Punchdrunk // The Drowned Man (2013)

The Drowned Man (programme)

It seems so often stated that Punchdrunk have defined Immersive theatre that it’s probably impossible to separate the two words from each other. Certainly many companies in the past few decades have constructed intricately detailed worlds and placed the audience or participant in amongst performers, set and debris. Although none with such bright focus on the end user as You Me Bum Bum Train (which I won’t say any more about here as I haven’t yet had a chance to experience it and because their website tells me not to – “For the maximum effect, we seriously recommend that you do NOT research anything into the show.“) Indeed, the very nature of any live performance is in itself an act of immersion, viz:

Yet none have done more to monetize and popularise this Disneyworld meets performance genre: Sleep No More opened in NYC on March 7, 2011 and is still running now (12th August 2013). Their reviewers embrace hyperbole (“Thrilling, mind-bending! Unlike anything you’ve ever seen.” – New York Post) and we participants tend to clutch at words to describe the experience – maybe spending hours in a feverish one-to-one brain dump session with a friend trying to get across the intricacy and epic scope or simply dismissing description with a sigh of “you had to be there“.

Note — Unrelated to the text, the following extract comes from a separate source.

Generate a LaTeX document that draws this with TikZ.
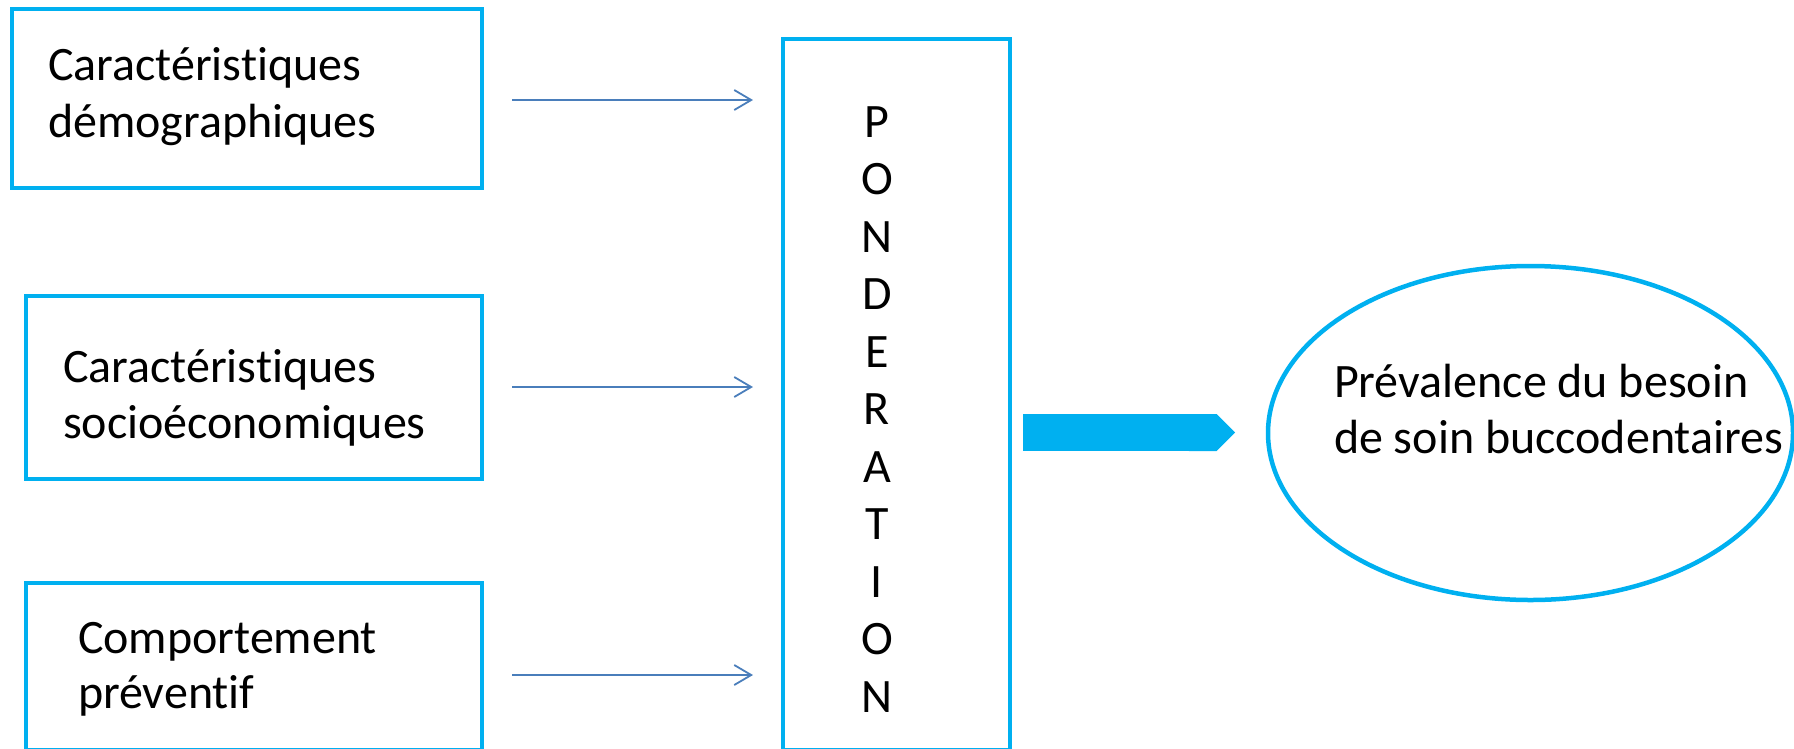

When I talked to my mum about it, she said in her day that would be called the haunted house or maybe a ghost train. (Of course she’s right. Just writ larger and marginally less scary). The innate complexity of this kind of work means it has to fuse together a whole bunch of performative elements, set design, lighting, sound, fx and crazy logistics. A challenging exercise in collaboration and communication. It also needs the complicity of its audience. Whether we’re forced into silence and anonymised with masks, or cleverly manipulated to move here, follow that and not to touch this. This is an area where Punchdrunk simply excel.

We make choices to race after individual performers to follow their story (such that it is), or explore the unbelievably detailed world we/they inhabit, or simply wander, dumbstruck, as this world evolves around us.

Punchdrunk’s trailer will either intrigue or appal, avoiding the irritating tendency to try and show the work itself, it sniggers with a come-hither grin.

The follow-up is far more beguiling and fascinating!

As with all Good Art the beauty is in the eyes of the beholder, and some have found that once they’ve inhabited one Punchdrunk world, the next doesn’t quite sate – mind already blown, any similar experience is just morphine.

Five years ago I know it would’ve changed my life but I’ve already had my life changed by It Felt Like A Kiss so that box has been ticked thanks very much Punchdrunk. 

I wouldn’t (couldn’t) say that, but it’s intriguing what a different a mask makes.

At the TaPRA conference this year a paper was presented by Anna Wilson titled – Inside Out: postmodern democratization within Punchdrunk’s ‘Masque of the Red Death’, which seemed to suggest that by rendering audience as masked and anonymous gives us unusual degrees of freedom. Yet in the case of The Drowned Man being given a mask and instructed not to talk homogenised the audience somewhat. Indeed, the experiential immersion and incredible collaboration of audience discovered in It Felt Like A Kiss, where we audience were unmasked and free to engage with whomsoever we pleased, was in many ways the peak of its genius.

Tired of overuse, I can’t stop saying It’s a must-see. With three Punchdrunk shows notched into my psyche I can’t wait for the next.